Could the 2010s finally be the decade in which domes become as common a sight as the Cape Cod, the Shingle Style or The Tuscan?
Stanton is not overly concerned with the effect of traditional Western aesthetics on the appeal of the dome homes, and his view is broader than the North American market.
“The gabled roof is a very strong symbol for ‘house’ in western cultures, however, I believe that there is an opportunity to increase the market for the dome homes,” Stanton says. “Many indigenous peoples on several continents have maintained the tradition of circular domed residences, so it isn’t that foreign of an idea in a global world.”
While it’s certainly possible to maintain a dome-shaped concrete core and preserve the structural integrity of the dome form, while adding projections like dormers, eaves, and decks, Stanton discourages this for both aesthetic and practical reasons.
“There is no limit to how the [dome homes] can be developed both inside and outside,” Stanton says. “However, adding traditional elements to a dome structure gets to be very tricky.

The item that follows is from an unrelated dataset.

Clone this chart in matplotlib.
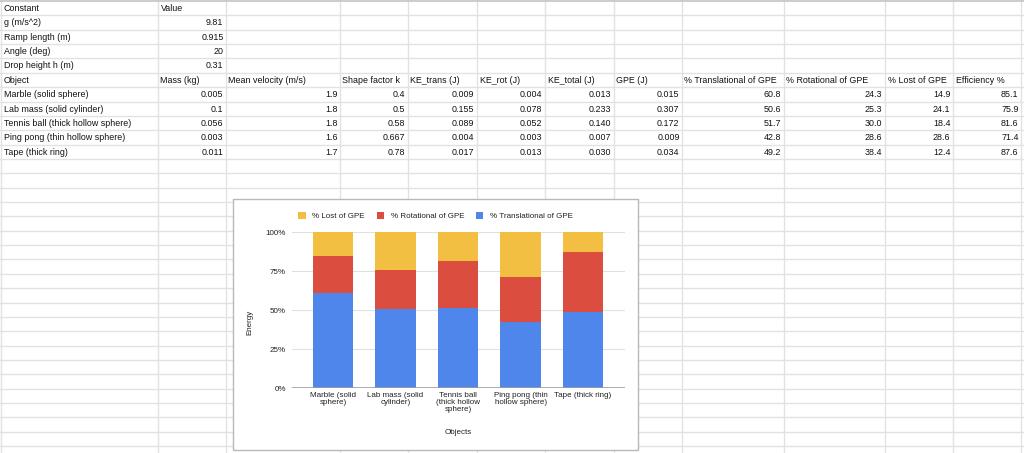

The proportions would most likely make a bit of a joke of the traditional style being emulated, and the dome would only look to be ‘dressed up’ and hidden. I think it is better to see the dome homes as something new which can develop its own new aesthetic, and which could (as is my preference) be contemporary, but also have a timeless quality. A dome home with the qualities of homes in North Africa or Spain come to mind: new and ancient, but connected to the earth.”
Stanton views his design challenge as creating variations in exterior surface treatments, as well as door and window openings. Responding to the landscape may be a better strategy than attempting to mimic the local vernacular, he says. Integration with the landscape, by pushing earth into berms alongside the walls, for example, could offer the practical effect of even more insulation, and is one logical alteration to the exterior of the form. In today’s zeitgeist, it at least makes for a pretty awesome man-cave.
“I see the dome homes as a residential living concept with an emphasis on sustainability, and very connected or rooted to the earth,” Stanton says. “The landscape design is very important to create this environment.”
Even if the dome shape is not everyone’s ideal, its sheer practicality in the face of an uncertain future climate might warrant further exploration now. A quickly-fashioned residential form that is made to withstand worsening calamities, uses minimal resources, and melts into the landscape could well be the archetypal home of a future generation less fixated on traditional domestic trappings and more interested in fundamental survival.